Take profit can be based on the next support or resistance level, the previous swing high or swing low, or a fixed reward-to-risk target such as 2R. The target should be realistic. An engulfing candle may start a strong reversal, but it may also produce only a short reaction.
The trader should decide the exit plan before entering, not after the trade starts moving.
A practical example
Imagine GBP/USD is moving upward on the 4-hour chart. After a strong rally, price pulls back toward a previous resistance level that may now act as support. The broader structure still shows higher highs and higher lows.
At that support area, price first forms a small bearish candle. The next candle is a strong bullish candle that fully covers the body of the previous candle and closes near its high. This creates a bullish engulfing pattern.

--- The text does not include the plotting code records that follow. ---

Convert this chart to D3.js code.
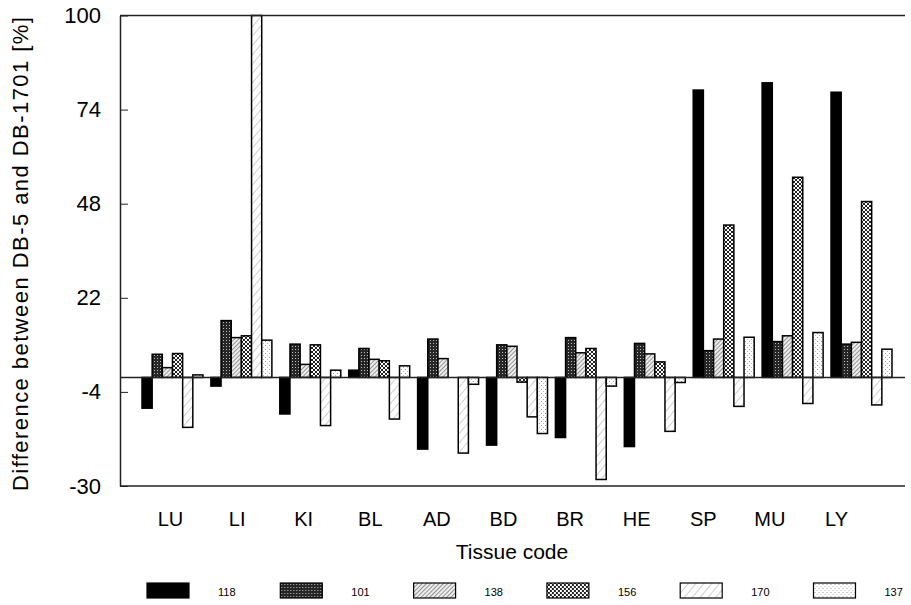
<!DOCTYPE html>
<html>
<head>
<meta charset="utf-8">
<script src="https://cdn.jsdelivr.net/npm/d3@7"></script>
<style>
  html, body { margin: 0; padding: 0; background: #fff; }
  svg { display: block; font-family: "Liberation Sans", Arial, sans-serif; }
</style>
</head>
<body>
<svg id="chart" width="911" height="605"></svg>
<script>
// Tissue codes along the x axis
const tissues = ["LU", "LI", "KI", "BL", "AD", "BD", "BR", "HE", "SP", "MU", "LY"];
// PCB congeners (one bar per congener in each tissue group)
const congeners = ["118", "101", "138", "156", "170", "137"];
// Difference between DB-5 and DB-1701 [%], per congener, in tissue order
const pcb118 = [-8.5, -2.4, -10.1, 2.0, -19.8, -18.7, -16.6, -19.1, 79.4, 81.4, 78.8];
const pcb101 = [6.4, 15.7, 9.2, 8.0, 10.6, 9.0, 11.0, 9.4, 7.4, 9.9, 9.2];
const pcb138 = [2.7, 11.0, 3.6, 5.0, 5.2, 8.6, 6.8, 6.5, 10.6, 11.5, 9.7];
const pcb156 = [6.6, 11.5, 9.0, 4.6, 0.0, -1.3, 8.0, 4.3, 42.1, 55.3, 48.6];
const pcb170 = [-13.8, 100, -13.3, -11.5, -20.9, -10.9, -28.2, -14.9, -8.0, -7.2, -7.6];
const pcb137 = [0.7, 10.3, 2.0, 3.2, -1.9, -15.5, -2.4, -1.4, 11.1, 12.4, 7.8];
// y axis tick values
const yTicks = [-30, -4, 22, 48, 74, 100];

const seriesValues = [pcb118, pcb101, pcb138, pcb156, pcb170, pcb137];
const rows = [];
congeners.forEach((c, si) => {
  tissues.forEach((t, ti) => rows.push({ tissue: t, congener: c, value: seriesValues[si][ti] }));
});

const svg = d3.select("#chart");
const axisX = 120, rightX = 905;

// fill patterns, one per congener
const defs = svg.append("defs");
const fills = {};
function pattern(id, w, h, build, transform) {
  const p = defs.append("pattern").attr("id", id).attr("patternUnits", "userSpaceOnUse")
    .attr("width", w).attr("height", h);
  if (transform) p.attr("patternTransform", transform);
  build(p);
  return "url(#" + id + ")";
}
fills["118"] = "#000";
fills["101"] = pattern("p101", 3, 3, p => {
  p.append("rect").attr("width", 3).attr("height", 3).attr("fill", "#262626");
  p.append("rect").attr("x", 1).attr("y", 1).attr("width", 1).attr("height", 1).attr("fill", "#bbb");
});
fills["138"] = pattern("p138", 3, 3, p => {
  p.append("rect").attr("width", 3).attr("height", 3).attr("fill", "#eee");
  p.append("line").attr("x1", 0).attr("y1", 0).attr("x2", 0).attr("y2", 3)
    .attr("stroke", "#555").attr("stroke-width", 1.2);
}, "rotate(45)");
fills["156"] = pattern("p156", 4, 4, p => {
  p.append("rect").attr("width", 4).attr("height", 4).attr("fill", "#fff");
  p.append("path").attr("d", "M0,0L4,4M4,0L0,4").attr("stroke", "#222").attr("stroke-width", 1);
});
fills["170"] = pattern("p170", 6, 6, p => {
  p.append("rect").attr("width", 6).attr("height", 6).attr("fill", "#fff");
  p.append("line").attr("x1", 0).attr("y1", 0).attr("x2", 0).attr("y2", 6)
    .attr("stroke", "#888").attr("stroke-width", 0.8);
}, "rotate(40)");
fills["137"] = pattern("p137", 4, 4, p => {
  p.append("rect").attr("width", 4).attr("height", 4).attr("fill", "#fff");
  p.append("rect").attr("x", 1).attr("y", 1).attr("width", 1).attr("height", 1).attr("fill", "#999");
  p.append("rect").attr("x", 3).attr("y", 3).attr("width", 1).attr("height", 1).attr("fill", "#bbb");
});

// scales
const y = d3.scaleLinear().domain([-30, 100]).range([486, 15.5]);
const x = d3.scaleBand().domain(tissues).range([142, 892]).paddingInner(0.115).paddingOuter(0);
const xs = d3.scaleBand().domain(congeners).range([0, x.bandwidth()]);
const xLabel = d3.scalePoint().domain(tissues).range([170, 836]);

// bars
svg.append("g").selectAll("rect").data(rows).join("rect")
  .attr("x", d => x(d.tissue) + xs(d.congener))
  .attr("y", d => Math.min(y(d.value), y(0)))
  .attr("width", xs.bandwidth())
  .attr("height", d => Math.abs(y(d.value) - y(0)))
  .attr("fill", d => fills[d.congener])
  .attr("stroke", "#000")
  .attr("stroke-width", d => d.value === 0 ? 0 : 1.5);

// frame lines: top, bottom, zero
const frame = svg.append("g").attr("stroke", "#222").attr("stroke-width", 1.5);
[y(100), y(-30), y(0)].forEach(v => {
  frame.append("line").attr("x1", axisX).attr("x2", rightX).attr("y1", v).attr("y2", v);
});

// y axis with inward ticks; plain hyphen for negatives
const yAxis = svg.append("g").attr("transform", `translate(${axisX},0)`)
  .call(d3.axisLeft(y).tickValues(yTicks).tickFormat(d => String(d))
    .tickSizeInner(-8).tickSizeOuter(0).tickPadding(19));
yAxis.select(".domain").attr("stroke", "#222").attr("stroke-width", 1.5);
yAxis.selectAll(".tick line").attr("stroke", "#222").attr("stroke-width", 1);
yAxis.selectAll(".tick text").attr("font-size", 22).attr("fill", "#000")
  .attr("font-family", "Liberation Sans, Arial, sans-serif");

// tissue labels
const xAxis = svg.append("g").attr("transform", "translate(0,486)")
  .call(d3.axisBottom(xLabel).tickSize(0).tickPadding(26));
xAxis.select(".domain").remove();
xAxis.selectAll(".tick text").attr("font-size", 20).attr("fill", "#000")
  .attr("font-family", "Liberation Sans, Arial, sans-serif");

// axis titles
svg.append("text").attr("x", 512).attr("y", 559).attr("text-anchor", "middle")
  .attr("font-size", 21).text("Tissue code");
svg.append("text").attr("transform", "translate(28,254) rotate(-90)").attr("text-anchor", "middle")
  .attr("font-size", 22).attr("textLength", 474).attr("lengthAdjust", "spacing")
  .text("Difference between DB-5 and DB-1701 [%]");

// legend
const legend = svg.append("g").selectAll("g").data(congeners).join("g")
  .attr("transform", (d, i) => `translate(${147 + i * 133.3},583)`);
legend.append("rect").attr("width", 42).attr("height", 15)
  .attr("fill", d => fills[d]).attr("stroke", "#000").attr("stroke-width", 1.2);
legend.append("text").attr("x", 71).attr("y", 13).attr("font-size", 11).text(d => d);
</script>
</body>
</html>
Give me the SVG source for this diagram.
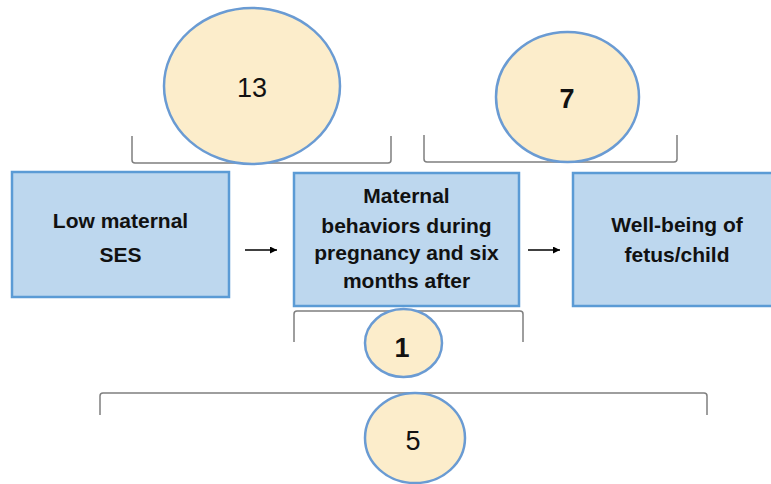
<svg xmlns="http://www.w3.org/2000/svg" width="771" height="484" viewBox="0 0 771 484">
<style>
.box{fill:#BDD7EE;stroke:#5B9BD5;stroke-width:2.5}
.ell{fill:#FCEDCB;stroke:#6A9BD3;stroke-width:2.5}
.br{fill:none;stroke:#7F7F7F;stroke-width:1.5}
.bt{font-family:"Liberation Sans",Arial,sans-serif;font-weight:bold;font-size:21px;fill:#111;text-anchor:middle}
.num{font-family:"Liberation Sans",Arial,sans-serif;font-size:27px;fill:#111;text-anchor:middle}
.arr{stroke:#000;stroke-width:1.5;fill:none}
</style>
<defs>
<marker id="ah" viewBox="0 0 10 10" refX="10" refY="5" markerWidth="7" markerHeight="7" orient="auto" markerUnits="userSpaceOnUse">
<path d="M0,0 L10,5 L0,10 Z" fill="#000"/>
</marker>
</defs>
<g id="brackets">
<path class="br" d="M132,136 V160 Q132,163 135,163 H388 Q391,163 391,160 V136"/>
<path class="br" d="M424,135 V159 Q424,162 427,162 H674 Q677,162 677,159 V135"/>
<path class="br" d="M294,342 V314 Q294,311 297,311 H520 Q523,311 523,314 V342"/>
<path class="br" d="M100,415 V396 Q100,393 103,393 H704 Q707,393 707,396 V415"/>
</g>
<g id="node-low-ses">
<rect class="box" x="12" y="172" width="217" height="125"/>
<text class="bt" x="120.5" y="228">Low maternal</text>
<text class="bt" x="120.5" y="262">SES</text>
</g>
<g id="node-maternal-behaviors">
<rect class="box" x="294" y="173" width="225" height="133"/>
<text class="bt" x="406.5" y="203">Maternal</text>
<text class="bt" x="406.5" y="233">behaviors during</text>
<text class="bt" x="406.5" y="260">pregnancy and six</text>
<text class="bt" x="406.5" y="288">months after</text>
</g>
<g id="node-wellbeing">
<rect class="box" x="573" y="173" width="208" height="133"/>
<text class="bt" x="677" y="232">Well-being of</text>
<text class="bt" x="677" y="262">fetus/child</text>
</g>
<g id="connectors">
<line class="arr" x1="245" y1="250" x2="277" y2="250" marker-end="url(#ah)"/>
<line class="arr" x1="528" y1="250" x2="560" y2="250" marker-end="url(#ah)"/>
</g>
<g id="node-13">
<ellipse class="ell" cx="252" cy="86" rx="88" ry="78"/>
<text class="num" x="252" y="97">13</text>
</g>
<g id="node-7">
<ellipse class="ell" cx="567.5" cy="97" rx="71.5" ry="65"/>
<text class="num" x="567" y="108" font-weight="bold">7</text>
</g>
<g id="node-1">
<ellipse class="ell" cx="403.5" cy="343" rx="38.5" ry="34"/>
<text class="num" x="402" y="357" font-weight="bold" font-size="25">1</text>
</g>
<g id="node-5">
<ellipse class="ell" cx="415" cy="438" rx="50" ry="45"/>
<text class="num" x="413" y="450">5</text>
</g>
</svg>
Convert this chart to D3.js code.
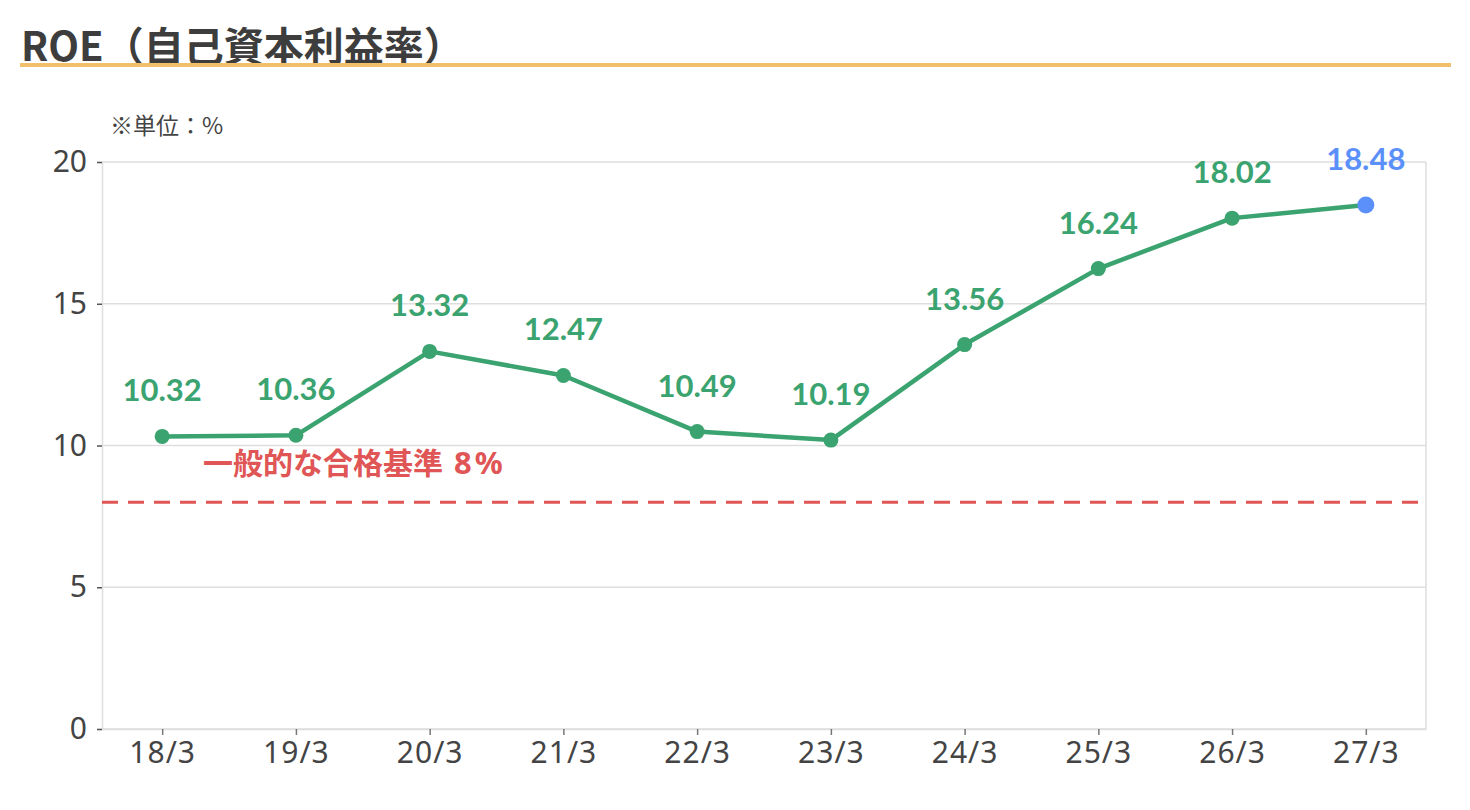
<!DOCTYPE html>
<html>
<head>
<meta charset="utf-8">
<script src="https://cdn.jsdelivr.net/npm/d3@7"></script>
<style>
  body { margin: 0; background: #fff; }
  svg { display: block; font-family: "Noto Sans CJK JP", "Noto Sans", sans-serif; }
</style>
</head>
<body>
<div id="chart"></div>
<script>
const periods = ["18/3", "19/3", "20/3", "21/3", "22/3", "23/3", "24/3", "25/3", "26/3", "27/3"];
const roe = [10.32, 10.36, 13.32, 12.47, 10.49, 10.19, 13.56, 16.24, 18.02, 18.48];
const yTicks = [0, 5, 10, 15, 20];
const benchmark = 8;
const benchmarkLabel = "一般的な合格基準";
const benchmarkValue = "8%";
const forecastIndex = 9; // 最後の点は予想値(青)

const width = 1470, height = 810;
const margin = {top: 162, right: 44, bottom: 81, left: 102};
const green = "#3aa36f", blue = "#5b8ff9", red = "#e05555";

const svg = d3.select("#chart").append("svg")
    .attr("width", width)
    .attr("height", height);

// title
svg.append("text")
    .attr("x", 21).attr("y", 61)
    .attr("font-size", 40).attr("font-weight", 700)
    .attr("fill", "#3d3d3d")
    .text("ROE（自己資本利益率）");
svg.append("rect")
    .attr("x", 20).attr("y", 63)
    .attr("width", 1431).attr("height", 4)
    .attr("fill", "#f2c06a");

svg.append("text")
    .attr("x", 110).attr("y", 134)
    .attr("font-size", 23).attr("fill", "#444")
    .text("※単位：%");

const x = d3.scalePoint()
    .domain(periods)
    .range([margin.left, width - margin.right])
    .padding(0.45);

const y = d3.scaleLinear()
    .domain([0, 20])
    .range([height - margin.bottom, margin.top]);

// grid
svg.append("g")
    .selectAll("line")
    .data(yTicks)
    .join("line")
    .attr("x1", margin.left).attr("x2", width - margin.right)
    .attr("y1", d => y(d)).attr("y2", d => y(d))
    .attr("stroke", "#dedede").attr("stroke-width", 1.5);

svg.append("line")
    .attr("x1", width - margin.right).attr("x2", width - margin.right)
    .attr("y1", margin.top).attr("y2", height - margin.bottom)
    .attr("stroke", "#dedede").attr("stroke-width", 1.5);

// y axis
const yAxis = svg.append("g")
    .attr("transform", `translate(${margin.left},0)`)
    .call(d3.axisLeft(y).tickValues(yTicks).tickSize(5).tickPadding(10));
yAxis.select(".domain").attr("stroke", "#dedede").attr("stroke-width", 1.5);
yAxis.selectAll(".tick line").attr("stroke", "#555").attr("stroke-width", 1.5);
yAxis.selectAll(".tick text")
    .attr("font-size", 30).attr("fill", "#444")
    .attr("font-family", "'Noto Sans', sans-serif");

// x axis
const xAxis = svg.append("g")
    .attr("transform", `translate(0,${height - margin.bottom})`)
    .call(d3.axisBottom(x).tickSize(6).tickPadding(7).tickSizeOuter(0));
xAxis.select(".domain").attr("stroke", "#dedede").attr("stroke-width", 1.5);
xAxis.selectAll(".tick line").attr("stroke", "#777").attr("stroke-width", 1.5);
xAxis.selectAll(".tick text")
    .attr("font-size", 30).attr("fill", "#444")
    .attr("letter-spacing", 1)
    .attr("font-family", "'Noto Sans', sans-serif");

// benchmark line
svg.append("line")
    .attr("x1", margin.left).attr("x2", width - margin.right)
    .attr("y1", y(benchmark)).attr("y2", y(benchmark))
    .attr("stroke", red).attr("stroke-width", 3)
    .attr("stroke-dasharray", "16,10");
const bm = svg.append("text")
    .attr("x", 203).attr("y", y(benchmark) - 28)
    .attr("font-size", 30).attr("font-weight", 700)
    .attr("fill", red);
bm.append("tspan").text(benchmarkLabel);
bm.append("tspan")
    .attr("dx", 11)
    .attr("font-size", 31)
    .attr("letter-spacing", 3)
    .attr("font-family", "'Noto Sans', sans-serif")
    .text(benchmarkValue);

// line
const line = d3.line()
    .x((d, i) => x(periods[i]))
    .y(d => y(d));

svg.append("path")
    .datum(roe)
    .attr("fill", "none")
    .attr("stroke", green)
    .attr("stroke-width", 4.5)
    .attr("stroke-linejoin", "round")
    .attr("d", line);

svg.append("g")
    .selectAll("circle")
    .data(roe)
    .join("circle")
    .attr("cx", (d, i) => x(periods[i]))
    .attr("cy", d => y(d))
    .attr("r", (d, i) => i === forecastIndex ? 8.5 : 7.5)
    .attr("fill", (d, i) => i === forecastIndex ? blue : green);

svg.append("g")
    .selectAll("text")
    .data(roe)
    .join("text")
    .attr("x", (d, i) => x(periods[i]))
    .attr("y", d => y(d) - 35)
    .attr("text-anchor", "middle")
    .attr("font-size", 31).attr("font-weight", 700)
    .attr("font-family", "Lato, 'Noto Sans', sans-serif")
    .attr("fill", (d, i) => i === forecastIndex ? blue : green)
    .text(d => d.toFixed(2));
</script>
</body>
</html>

The trader now has several reasons to consider a long setup. The market is in an uptrend, price has pulled back into support, and the engulfing candle shows that buyers may be returning.
A long entry can be taken after the candle closes, or after price breaks above a minor swing high. The stop loss can be placed below the engulfing candle low, while the target can be set near the previous swing high or the next resistance area.
This setup is stronger than simply buying any bullish engulfing candle because it combines trend, location, and confirmation.
Common mistakes traders make
The first mistake is trading every engulfing candle. This leads to weak entries because many engulfing candles appear in random locations.
The second mistake is ignoring support and resistance. Without a meaningful level, the pattern has less reason to work.
The third mistake is entering against a strong trend without enough confirmation. A bearish engulfing candle in a powerful uptrend may only create a small pullback, not a full reversal.
The fourth mistake is placing the stop loss too close. If the stop is inside normal candle noise, the trade may be closed before the setup has enough room to develop.
When this strategy works best
This strategy works best when the engulfing candle forms at a clear support or resistance level, after price has made a meaningful move, and when the broader market structure supports the trade idea.
It works less well in choppy markets, low-volatility ranges, or when traders use the pattern without considering location and trend context.
Final thoughts
A forex engulfing candle strategy can be useful, but only when the pattern is treated as confirmation rather than a complete signal. The engulfing candle shows a possible shift in short-term control, but the quality of the trade depends on where it appears and what the broader structure is doing. When combined with support, resistance, trend context, and disciplined risk management, the engulfing candle can become a practical tool for finding cleaner reversal and pullback entries.